I am not alone in noticing the quite obvious checkered flag of “GO” that is being waved at every turn when you are in a store and see red and green decorations especially when you are trying to buy Halloween candy only.

GO

GO

GO

Shopping, buying, planning…….. Unless you are like my dear friend who happily shared, she is DONE with her shopping and prep for the holidays. So, because I like her so much, I am willing to overlook this.

But that brings to mind the next big thing of the holidays and that is doing all the GO, GO, GO to get to the island of DONE.

How many and I mean MANY times do we get asked and probably do the asking, are you done with your shopping yet?

DONE is the goal.

But in all this our children with special needs are still navigating their typical day to day life, which is hard work for them and then the holiday time arrives and the schedules they know are changed, the faces they see are changed, the food they are presented with changed and…….

I think that one of the most important things to help the holidays go well for your child with special needs as well as the family is having the knowledge of how your child works and and their specific needs and to be able think of those as you make the plans, events or schedules.

I have said before so many times that knowing your child’s needs, how they work and what WILL work for them allows such growth and understanding. I think this holds true so much for the holidays as well.

I think that the holiday time has so many wonderful, beautiful things with it. The traditions that make it special and bring to current day the relatives not able to be here anymore or the music that makes you reflect and pray or that fun it is to watch that one holiday movie for the 12th time and on and on.

But, if your child doesn’t like to make cookies because of the sensory issues with cooking, then planning for them to be part of the holiday cooking bake will probably be something that causes anxiety to you, those there and your child. Maybe that is a good time to arrange something else that they like during that time. Or if game night, after 15 minutes, becomes overloading to them. then maybe they hang in only that long and you don’t ( Michele) keep encouraging them (Elizabeth ) to stay in the game.

I say this from experience because trust me I WANTED SO BADLY for Elizabeth to do certain things on the holidays. So for many years, I would try to encourage her to be part of this or that, knowing that in previous years it did NOT go well.

But I kept trying until I took a good, hard look and saw that she was NOT having fun at all and if that was the case, why was I really making her do it? And then I took a look at everyone and realized that everyone was sort of paying more attention to Elizabeth and how she was feeling that I thought.

So I think as we are now in early November, it is a really good time to take that look at your beautiful child with special needs and what do they like, dislike, want to do, not want to do this year. It is okay, it really is, if they sit out on something that to them is really anxiety provoking. Hard as that is for us, it is the best for them.

And work with those as you plan the holidays. Starting with Thanksgiving.
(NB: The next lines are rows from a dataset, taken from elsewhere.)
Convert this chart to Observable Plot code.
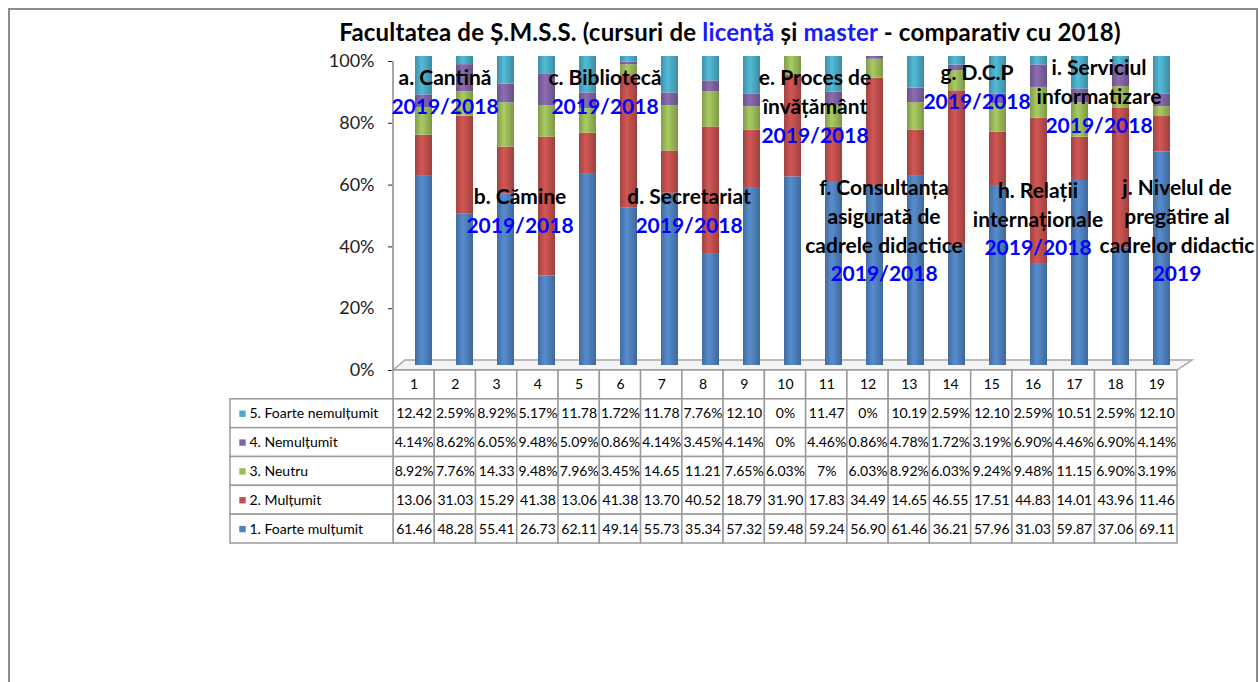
<!DOCTYPE html>
<html><head><meta charset="utf-8">
<script src="https://cdn.jsdelivr.net/npm/d3@7"></script>
<script src="https://cdn.jsdelivr.net/npm/@observablehq/plot@0.6"></script>
<style>
body{margin:0;background:#fff;font-family:Lato,sans-serif;}
#wrap{position:relative;width:1259px;height:682px;overflow:hidden;background:#fff;}
#frame{position:absolute;left:8px;top:8px;width:1246px;height:700px;border:2px solid #8c8c8c;}
#title{position:absolute;top:17px;left:730px;transform:translateX(-50%);white-space:nowrap;font:bold 24px Lato,sans-serif;letter-spacing:0.2px;color:#000;}
#title .b{color:#1a1aff;}
.layer{position:absolute;left:0;top:0;}
</style></head><body>
<div id="wrap">
  <div id="frame"></div>
  <div id="title">Facultatea de Ș.M.S.S. (cursuri de <span class="b">licență</span> și <span class="b">master</span> - comparativ cu 2018)</div>
  <div id="chart" class="layer"></div>
  <div id="table" class="layer"></div>
</div>
<script>
// ---- data ----
const categories = ["1","2","3","4","5","6","7","8","9","10","11","12","13","14","15","16","17","18","19"];
const series = ["1. Foarte mulțumit","2. Mulțumit","3. Neutru","4. Nemulțumit","5. Foarte nemulțumit"];
const foarteMultumit   = [61.46,48.28,55.41,26.73,62.11,49.14,55.73,35.34,57.32,59.48,59.24,56.90,61.46,36.21,57.96,31.03,59.87,37.06,69.11];
const multumit         = [13.06,31.03,15.29,41.38,13.06,41.38,13.70,40.52,18.79,31.90,17.83,34.49,14.65,46.55,17.51,44.83,14.01,43.96,11.46];
const neutru           = [8.92,7.76,14.33,9.48,7.96,3.45,14.65,11.21,7.65,6.03,7,6.03,8.92,6.03,9.24,9.48,11.15,6.90,3.19];
const nemultumit       = [4.14,8.62,6.05,9.48,5.09,0.86,4.14,3.45,4.14,0,4.46,0.86,4.78,1.72,3.19,6.90,4.46,6.90,4.14];
const foarteNemultumit = [12.42,2.59,8.92,5.17,11.78,1.72,11.78,7.76,12.10,0,11.47,0,10.19,2.59,12.10,2.59,10.51,2.59,12.10];
const seriesValues = [foarteMultumit, multumit, neutru, nemultumit, foarteNemultumit];
const yTicks = [0, 0.2, 0.4, 0.6, 0.8, 1];

// annotation texts
const annoLabels = ["a. Cantină","b. Cămine","c. Bibliotecă","d. Secretariat","e. Proces de\nînvățământ",
  "f. Consultanța\nasigurată de\ncadrele didactice","g. D.C.P","h. Relații\ninternaționale",
  "i. Serviciul\ninformatizare","j. Nivelul de\npregătire al\ncadrelor didactic"];
const annoYears = ["2019/2018","2019/2018","2019/2018","2019/2018","2019/2018","2019/2018","2019/2018","2019/2018","2019/2018","2019"];

// ---- layout / style (not data) ----
const colors = ["#4F81BD","#C0504D","#9BBB59","#8064A2","#4BACC6"];
const annoLayout = [
  {cat:"1", dx:28, y:0.945}, {cat:"3", dx:21, y:0.561}, {cat:"5", dx:24, y:0.945},
  {cat:"7", dx:26, y:0.561}, {cat:"10", dx:29, y:0.945}, {cat:"12", dx:16, y:0.589},
  {cat:"14", dx:27, y:0.961}, {cat:"16", dx:6, y:0.580}, {cat:"18", dx:-15, y:0.977},
  {cat:"19", dx:22, y:0.589}
];
const lineStep = 0.0929;

const data = categories.flatMap((c, i) => series.map((s, j) => ({cat: c, series: s, value: seriesValues[j][i]})));

const annoGroups = annoLabels.map((lab, k) => {
  const L = annoLayout[k];
  const lines = lab.split("\n");
  const out = lines.map((t, i) => ({cat: L.cat, y: L.y - i * lineStep, text: t, color: "#000"}));
  out.push({cat: L.cat, y: L.y - lines.length * lineStep, text: annoYears[k], color: "#0000FF"});
  return out;
});

const decor = (index, scales, values, dims) => {
  const g = d3.create("svg:g");
  const x0 = dims.marginLeft, x1 = dims.width - dims.marginRight;
  const y0 = scales.y(0), y1 = scales.y(1);
  g.append("path")
    .attr("d", `M${x0},${y0}L${x0+12},${y0-10}L${x1+15},${y0-10}L${x1},${y0}Z`)
    .attr("fill", "#f4f4f4").attr("stroke", "#a6a6a6").attr("stroke-width", 1.5);
  g.append("line").attr("x1", x0).attr("x2", x0).attr("y1", y0).attr("y2", y1)
    .attr("stroke", "#a6a6a6").attr("stroke-width", 2);
  return g.node();
};

const chart = Plot.plot({
  width: 1259, height: 372,
  marginTop: 61, marginBottom: 2, marginLeft: 393, marginRight: 82,
  style: {fontFamily: "Lato, sans-serif", fontSize: "18px", color: "#222", background: "transparent", overflow: "visible"},
  x: {domain: categories, padding: 0, axis: null},
  y: {domain: [0, 1], ticks: yTicks, tickFormat: d3.format(".0%"), tickSize: 5, tickPadding: 14, label: null},
  color: {domain: series, range: series.map((s, i) => `url(#cyl${i})`)},
  marks: [
    decor,
    Plot.barY(data, Plot.stackY({offset: "normalize"}, {x: "cat", y: "value", fill: "series", dx: 7, dy: -5, insetLeft: 12, insetRight: 12})),
    ...annoGroups.map((grp, k) => Plot.text(grp, {x: "cat", y: "y", dx: annoLayout[k].dx, text: "text", fill: "color", fontWeight: "bold", fontSize: 21}))
  ]
});
const defs = d3.select(chart).insert("defs", ":first-child");
colors.forEach((c, i) => {
  const gr = defs.append("linearGradient").attr("id", `cyl${i}`).attr("x1", 0).attr("x2", 1).attr("y1", 0).attr("y2", 0);
  gr.append("stop").attr("offset", "0%").attr("stop-color", d3.color(c).darker(0.5));
  gr.append("stop").attr("offset", "40%").attr("stop-color", d3.color(c).brighter(0.25));
  gr.append("stop").attr("offset", "100%").attr("stop-color", d3.color(c).darker(0.6));
});
document.getElementById("chart").append(chart);

// ---- table ----
const labelCols = 3.95;
const cells = [];
const headerCells = categories.map((c, i) => ({x1: i, x2: i + 1, y1: 0, y2: 1, text: c}));
const rowsTop = series.slice().reverse(); // top row = series 5
rowsTop.forEach((s, r) => {
  const j = series.indexOf(s);
  categories.forEach((c, i) => {
    const v = seriesValues[j][i];
    const t = v >= 10 ? v.toFixed(2) : (Number.isInteger(v) ? v + "%" : v.toFixed(2) + "%");
    cells.push({x1: i, x2: i + 1, y1: r + 1, y2: r + 2, text: t});
  });
});
const labelCells = rowsTop.map((s, r) => ({x1: -labelCols, x2: 0, y1: r + 1, y2: r + 2, text: s, color: colors[series.indexOf(s)]}));

const table = Plot.plot({
  width: 1259, height: 545,
  marginTop: 370, marginBottom: 2, marginLeft: 230, marginRight: 82,
  style: {fontFamily: "Lato, sans-serif", fontSize: "14px", color: "#000", background: "transparent", overflow: "visible"},
  x: {type: "linear", domain: [-labelCols, categories.length], axis: null},
  y: {type: "linear", domain: [6, 0], axis: null},
  color: {type: "identity"},
  marks: [
    Plot.rect(headerCells.concat(cells, labelCells), {x1: "x1", x2: "x2", y1: "y1", y2: "y2", fill: "white", stroke: "#9a9a9a", strokeWidth: 1.5}),
    Plot.text(headerCells.concat(cells), {x: d => (d.x1 + d.x2) / 2, y: d => (d.y1 + d.y2) / 2, text: "text", fill: "#000"}),
    Plot.dot(labelCells, {x: "x1", y: d => (d.y1 + d.y2) / 2, dx: 12, symbol: "square", r: 3.6, fill: "color", stroke: null}),
    Plot.text(labelCells, {x: "x1", y: d => (d.y1 + d.y2) / 2, dx: 19, text: "text", textAnchor: "start", fill: "#000"})
  ]
});
document.getElementById("table").append(table);
</script>
</body></html>
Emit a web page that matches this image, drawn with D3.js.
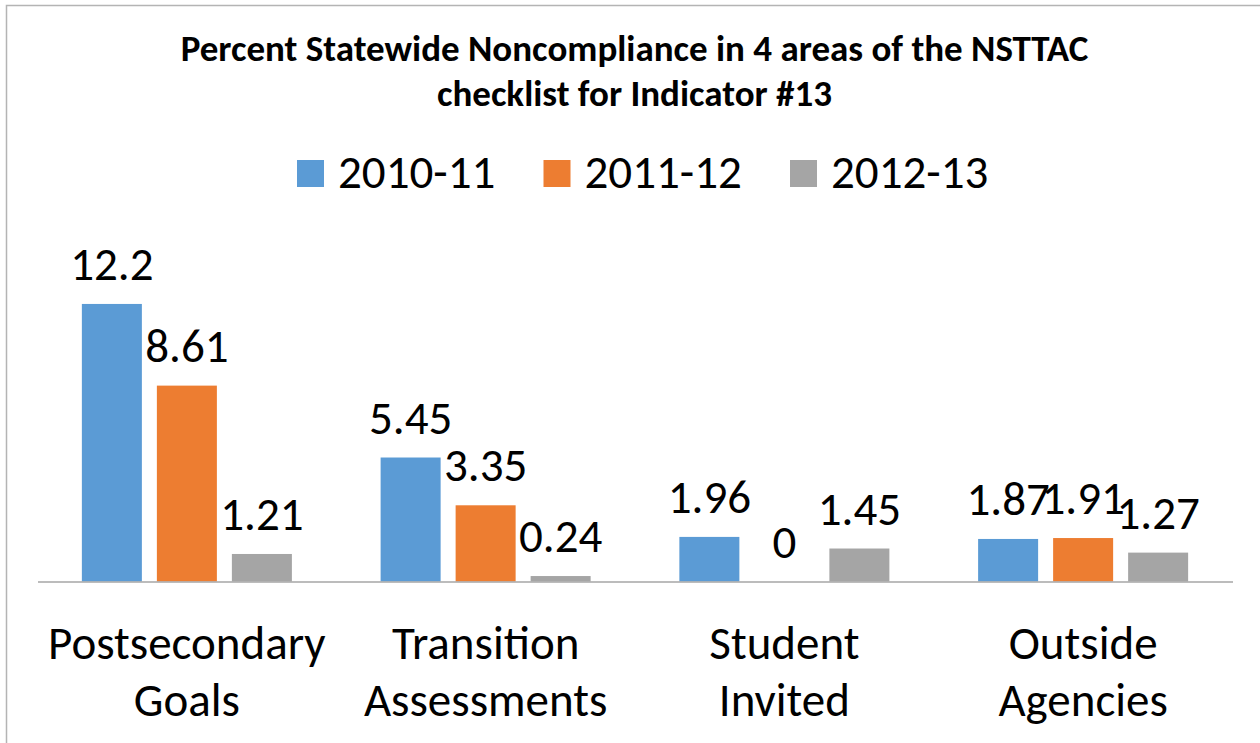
<!DOCTYPE html>
<html>
<head>
<meta charset="utf-8">
<script src="https://cdn.jsdelivr.net/npm/d3@7"></script>
<style>
  body { margin: 0; background: #fff; }
  text { font-family: Carlito, Calibri, Lato, sans-serif; }
</style>
</head>
<body>
<div id="chart"></div>
<script>
// Données
const categories = [["Postsecondary", "Goals"], ["Transition", "Assessments"], ["Student", "Invited"], ["Outside", "Agencies"]];
const series = ["2010-11", "2011-12", "2012-13"];
const values2010 = [12.2, 5.45, 1.96, 1.87];
const values2011 = [8.61, 3.35, 0, 1.91];
const values2012 = [1.21, 0.24, 1.45, 1.27];
const titleLines = ["Percent Statewide Noncompliance in 4 areas of the NSTTAC", "checklist for Indicator #13"];

const colors = ["#5B9BD5", "#ED7D31", "#A5A5A5"];
const allValues = [values2010, values2011, values2012];

// Dimensions
const width = 1260;
const height = 743;
const baseY = 581.5;
const fontSize = 47;

const svg = d3.create("svg")
    .attr("width", width)
    .attr("height", height)
    .attr("viewBox", [0, 0, width, height]);

svg.append("rect")
    .attr("width", width).attr("height", height)
    .attr("fill", "#fff");

// cadre du graphique
svg.append("rect")
    .attr("x", 6.5).attr("y", 5.5)
    .attr("width", 1400).attr("height", 900)
    .attr("fill", "none")
    .attr("stroke", "#b4b4b4")
    .attr("stroke-width", 1.5);

// Échelles
const catKeys = categories.map(d => d.join(" "));
const x0 = d3.scaleBand(catKeys, [37.5, 1232.5]).paddingInner(0.297).paddingOuter(0.1485);
const x1 = d3.scaleBand(series, [0, x0.bandwidth()]).paddingInner(0.2).paddingOuter(0);
const y = d3.scaleLinear([0, 14], [baseY, 263]);

// Titre
svg.append("g")
    .selectAll("text")
    .data(titleLines)
    .join("text")
      .attr("x", 634.5)
      .attr("y", (d, i) => 61 + i * 45)
      .attr("text-anchor", "middle")
      .attr("font-size", 37)
      .attr("font-weight", "bold")
      .attr("fill", "#000")
      .text(d => d);

// Légende
const legend = svg.append("g")
    .selectAll("g")
    .data(series)
    .join("g")
      .attr("transform", (d, i) => `translate(${297 + i * 246.5},160)`);

legend.append("rect")
    .attr("width", 27).attr("height", 27)
    .attr("fill", (d, i) => colors[i]);

legend.append("text")
    .attr("x", 41)
    .attr("y", 28)
    .attr("font-size", fontSize)
    .attr("fill", "#000")
    .text(d => d);

// Barres
const groups = svg.append("g")
    .selectAll("g")
    .data(catKeys)
    .join("g")
      .attr("transform", d => `translate(${x0(d)},0)`);

const cells = groups.selectAll("g")
    .data((d, ci) => series.map((s, si) => ({s, si, v: allValues[si][ci]})))
    .join("g");

cells.append("rect")
    .attr("x", d => x1(d.s))
    .attr("y", d => y(d.v))
    .attr("width", x1.bandwidth())
    .attr("height", d => baseY - y(d.v))
    .attr("fill", d => colors[d.si]);

cells.append("text")
    .attr("x", d => x1(d.s) + x1.bandwidth() / 2)
    .attr("y", d => y(d.v) - 24)
    .attr("text-anchor", "middle")
    .attr("font-size", fontSize)
    .attr("fill", "#000")
    .text(d => d.v);

// Axe horizontal
const xAxis = d3.axisBottom(x0).tickSize(0).tickFormat("");
svg.append("g")
    .attr("transform", `translate(0,${baseY})`)
    .call(xAxis)
    .call(g => g.select(".domain").attr("stroke", "#a6a6a6").attr("stroke-width", 1.5));

// Libellés des catégories
svg.append("g")
    .selectAll("text")
    .data(categories)
    .join("text")
      .attr("text-anchor", "middle")
      .attr("font-size", fontSize)
      .attr("fill", "#000")
      .attr("transform", (d, i) => `translate(${x0(catKeys[i]) + x0.bandwidth() / 2},0)`)
      .selectAll("tspan")
      .data(d => d)
      .join("tspan")
        .attr("x", 0)
        .attr("y", (d, i) => 659 + i * 57)
        .text(d => d);

document.getElementById("chart").appendChild(svg.node());
</script>
</body>
</html>
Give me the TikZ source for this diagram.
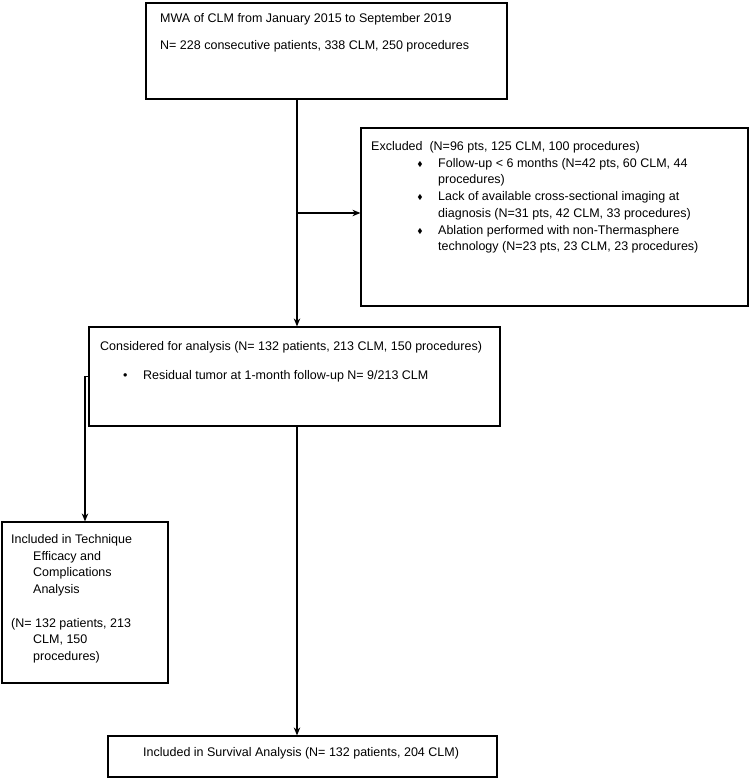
\documentclass[tikz,border=0pt]{standalone}
\usepackage{fontspec}
\usepackage{amssymb}
\usetikzlibrary{arrows.meta}
\setmainfont{Liberation Sans}
\begin{document}
\begin{tikzpicture}[x=1pt,y=-1pt]

\tikzset{line/.style={draw,line width=1.2pt}}
\tikzset{arrow/.style={line,->,>={Stealth[length=8pt,width=6.5pt]}}}
\tikzset{box/.style={line,rectangle,inner sep=0pt}}
\tikzset{txt/.style={inner sep=0pt,anchor=base west,align=left,font=\fontsize{12.5}{16.7}\selectfont}}
\tikzset{dia/.style={inner sep=0pt,anchor=base,font=\scriptsize}}

\useasboundingbox (0,0) rectangle (749,779);

% boxes
\node[box,minimum width=361pt,minimum height=96pt] (top) at (326.5,51) {};
\node[box,minimum width=387pt,minimum height=178pt] (excl) at (554.5,217) {};
\node[box,minimum width=411pt,minimum height=99pt] (mid) at (294.5,376.5) {};
\node[box,minimum width=166pt,minimum height=161pt] (incl) at (85,602.5) {};
\node[box,minimum width=389pt,minimum height=41pt] (surv) at (302.5,756.5) {};
\coordinate (spine) at (297,0);

% texts (multi-line nodes sit on their last line)
\node[txt] (toptitle) at (160,22.5) {MWA of CLM from January 2015 to September 2019};
\node[txt] (topcount) at (160,49.5) {N= 228 consecutive patients, 338 CLM, 250 procedures};

\node[txt] (exhead) at (371,150.5) {Excluded\ \ (N=96 pts, 125 CLM, 100 procedures)};
\node[dia] (exb1) at (420,166.2) {$\blacklozenge$};
\node[txt] (ex1) at (438,183.9) {Follow-up < 6 months (N=42 pts, 60 CLM, 44\\procedures)};
\node[dia] (exb2) at (420,199.6) {$\blacklozenge$};
\node[txt] (ex2) at (438,217.3) {Lack of available cross-sectional imaging at\\diagnosis (N=31 pts, 42 CLM, 33 procedures)};
\node[dia] (exb3) at (420,233.0) {$\blacklozenge$};
\node[txt] (ex3) at (438,250.7) {Ablation performed with non-Thermasphere\\technology (N=23 pts, 23 CLM, 23 procedures)};

\node[txt] (midhead) at (100,350.5) {Considered for analysis (N= 132 patients, 213 CLM, 150 procedures)};
\node[txt] (midb) at (123,379.5) {\textbullet};
\node[txt] (miditem) at (143,379.5) {Residual tumor at 1-month follow-up N= 9/213 CLM};

\node[txt] (incltxt) at (11,660.4) {Included in Technique\\\hspace*{22pt}Efficacy and\\\hspace*{22pt}Complications\\\hspace*{22pt}Analysis\\~\\(N= 132 patients, 213\\\hspace*{22pt}CLM, 150\\\hspace*{22pt}procedures)};

\node[txt] (survtxt) at (143,756.5) {Included in Survival Analysis (N= 132 patients, 204 CLM)};

% connectors
\path[arrow] (top.south -| spine) to (mid.north -| spine);
\path[arrow] (spine |- excl.west) ++(0,-4) to ([yshift=4pt]excl.west);
\path[arrow] (mid.west) -| (incl.north);
\path[arrow] (mid.south -| spine) to (surv.north -| spine);

\end{tikzpicture}
\end{document}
Then talk with family and friends to help them understand your child better. (Even if you had this talk last year, our children and their needs change often)

Then something I need to remember is to celebrate what they CAN DO and DID not what you hoped they would do

So as we see that checkered flag and find ourselves on the GO to take that time to really look and plan for your child because time is on our side right now. And we want the holidays to be enjoyed by all and the memories to be made in abundance!

Now I have to start a shopping list for Thanksgiving and know that Elizabeth will be with me as we shop because I KNOW this is something she enjoys and wants to do.